Wenn es nun gelänge, den Neid-Stich als „Hallo-Wach-Ruf“ zu nutzen, dann könnte man oft aus diesem Gefühlsstrudel aussteigen: Gefühl erkannt – Gefühl gebannt. Der Coach und Autor Jens Corssen hat in seinem tollen Buch „Der Selbstentwickler“ den Quatschi erfunden. Der Quatschi ist die innere Stimme in uns, die da im Kopf so rumquatscht. Es ist hilfreich, zu lernen, diesen Quatschi zu beobachten, oder bewusst produktiv einzusetzen. Das ist Selbstreflexion. Ein hilfreicher innerer Selbstdialog könnte ja sein: Ach wie interessant, da ist es ja wieder, das Gefühl… man könnte man „ihm“, dem Gefühl ja auch einen Namen geben. Denn wer einen Hang hat zu diesem „gelben“ Gefühl, dem Neid hat, der trifft „ihn“ ja öfter an. Wie wäre es mit Horst? Oder Uschi? Die Frage könnte also sein: Hallo Horst/ Uschi, interessant, dass du dich zeigst. Was willst du mir sagen? Das ist dann sogar achtsame Selbstreflexion.

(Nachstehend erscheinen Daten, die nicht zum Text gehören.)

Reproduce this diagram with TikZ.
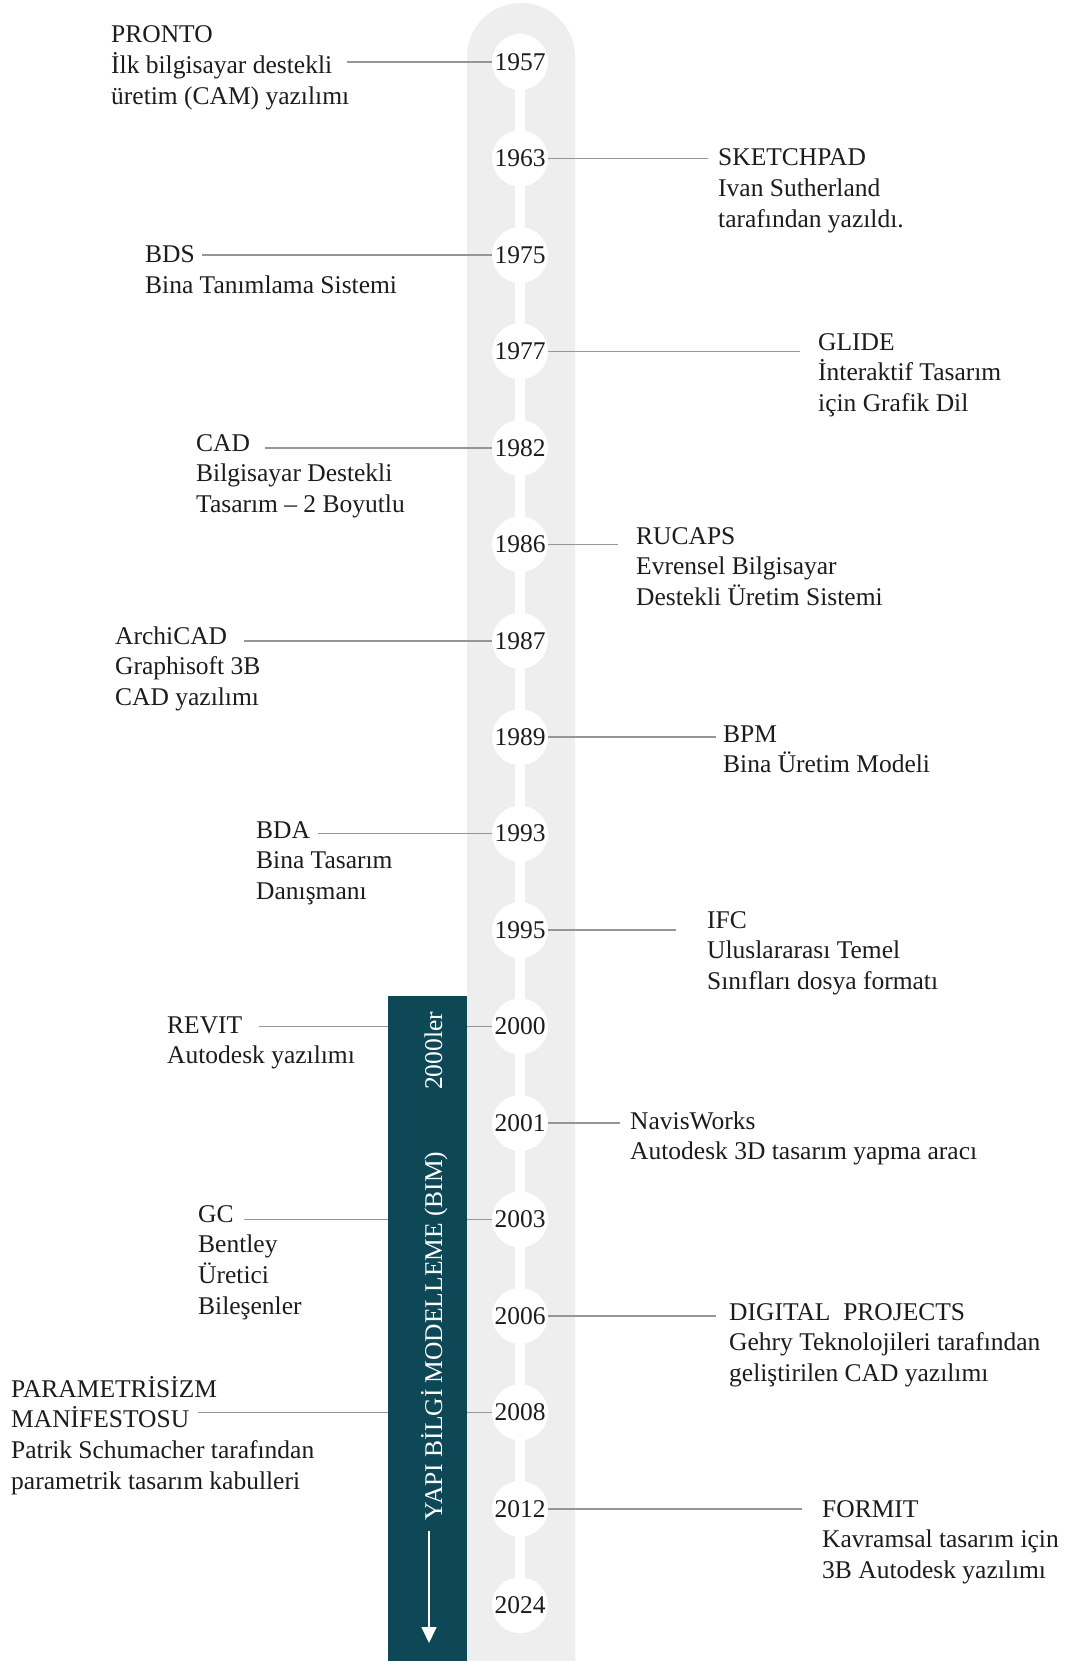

Ich bin zutiefst überzeugt, dass es sehr produktiv und lebensqualitätssteigernd ist, sich solchen Themen nicht hinzugeben und sie damit verhärten zu lassen. Irgendwann ist da nur ein störendes Gefühl zu jemandem, der Grund dafür völlig vergessen… aber kein Anlass ist dann unbedeutend genug, nicht doch rumzustänkern oder einen Konflikt vom Zaun zu brechen.

Ich bin aber auch überzeugt, dass die umkämpften Ressourcen „Gesehen werden und Wertschätzung“ künstlich verknappt sind.  Ich bin inzwischen dazu übergegangen, es in meinen Möglichkeiten nahezu unbegrenzt zur Verfügung zu stellen. Und wenn das immer noch nicht reicht, dann schreibe ich auch mal einen „Liebesbrief“ um schwarz auf weiß nachlesbar zu machen, was derjenige Tolles kann und ist. Es hilft.